_EXERCISE TASK_.
In the data that follows, count the lines in which the word "with" occurs, and report that figure alone.

_COLLECTED DATA_.
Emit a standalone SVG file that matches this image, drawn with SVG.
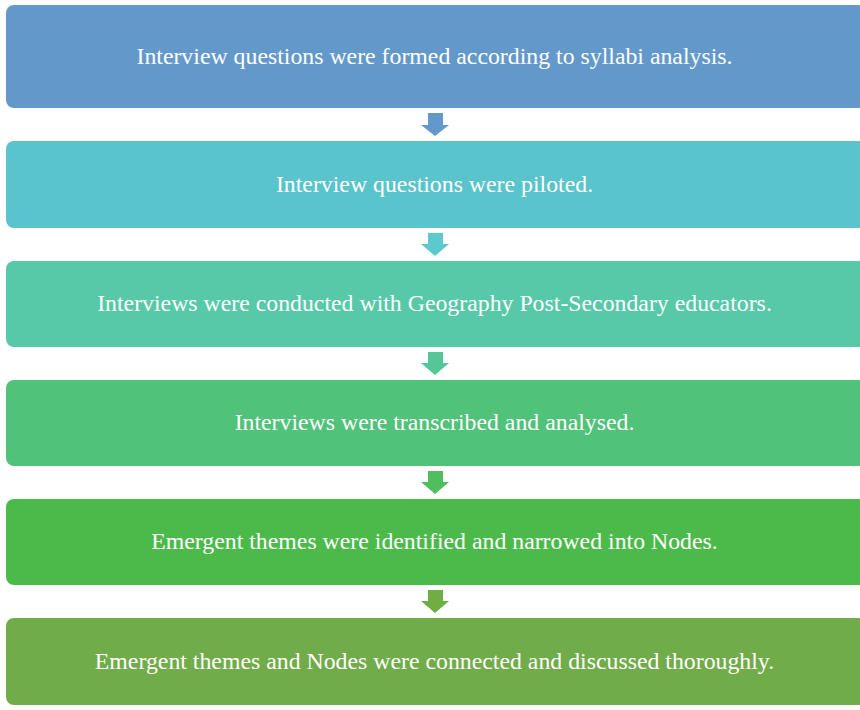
<svg xmlns="http://www.w3.org/2000/svg" width="860" height="710" viewBox="0 0 860 710">
  <style>
    .step { stroke: none; }
    .label { font-family: "Liberation Serif", "Times New Roman", serif; font-size: 23.8px; fill: #ffffff; text-anchor: middle; }
    .s1 { fill: #6399CA; }
    .s2 { fill: #5AC4CC; }
    .s3 { fill: #57C9A8; }
    .s4 { fill: #51C27A; }
    .s5 { fill: #4CBA4B; }
    .s6 { fill: #71AC4A; }
    .a1 { fill: #6399CA; }
    .a2 { fill: #5BC9CE; }
    .a3 { fill: #55C796; }
    .a4 { fill: #4FBE5E; }
    .a5 { fill: #6FAD45; }
  </style>
  <rect width="860" height="710" fill="#ffffff"/>

  <g id="step1">
    <rect class="step s1" x="6" y="5" width="860" height="103" rx="8"/>
    <text class="label" x="434.5" y="64">Interview questions were formed according to syllabi analysis.</text>
  </g>
  <g id="step2">
    <rect class="step s2" x="6" y="141" width="860" height="87" rx="8"/>
    <text class="label" x="434.5" y="192">Interview questions were piloted.</text>
  </g>
  <g id="step3">
    <rect class="step s3" x="6" y="261" width="860" height="86" rx="8"/>
    <text class="label" x="434.5" y="311">Interviews were conducted with Geography Post-Secondary educators.</text>
  </g>
  <g id="step4">
    <rect class="step s4" x="6" y="380" width="860" height="86" rx="8"/>
    <text class="label" x="434.5" y="430">Interviews were transcribed and analysed.</text>
  </g>
  <g id="step5">
    <rect class="step s5" x="6" y="499" width="860" height="86" rx="8"/>
    <text class="label" x="434.5" y="549">Emergent themes were identified and narrowed into Nodes.</text>
  </g>
  <g id="step6">
    <rect class="step s6" x="6" y="618" width="860" height="87" rx="8"/>
    <text class="label" x="434.5" y="669">Emergent themes and Nodes were connected and discussed thoroughly.</text>
  </g>

  <g id="connectors">
    <path class="a1" d="M428,113 H443 V125 H449 L435,136 L421,125 H428 Z"/>
    <path class="a2" d="M428,233 H443 V244 H449 L435,256 L421,244 H428 Z"/>
    <path class="a3" d="M428,352 H443 V363 H449 L435,375 L421,363 H428 Z"/>
    <path class="a4" d="M428,471 H443 V482 H449 L435,494 L421,482 H428 Z"/>
    <path class="a5" d="M428,590 H443 V601 H449 L435,613 L421,601 H428 Z"/>
  </g>
</svg>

_WORKED SOLUTION_.
2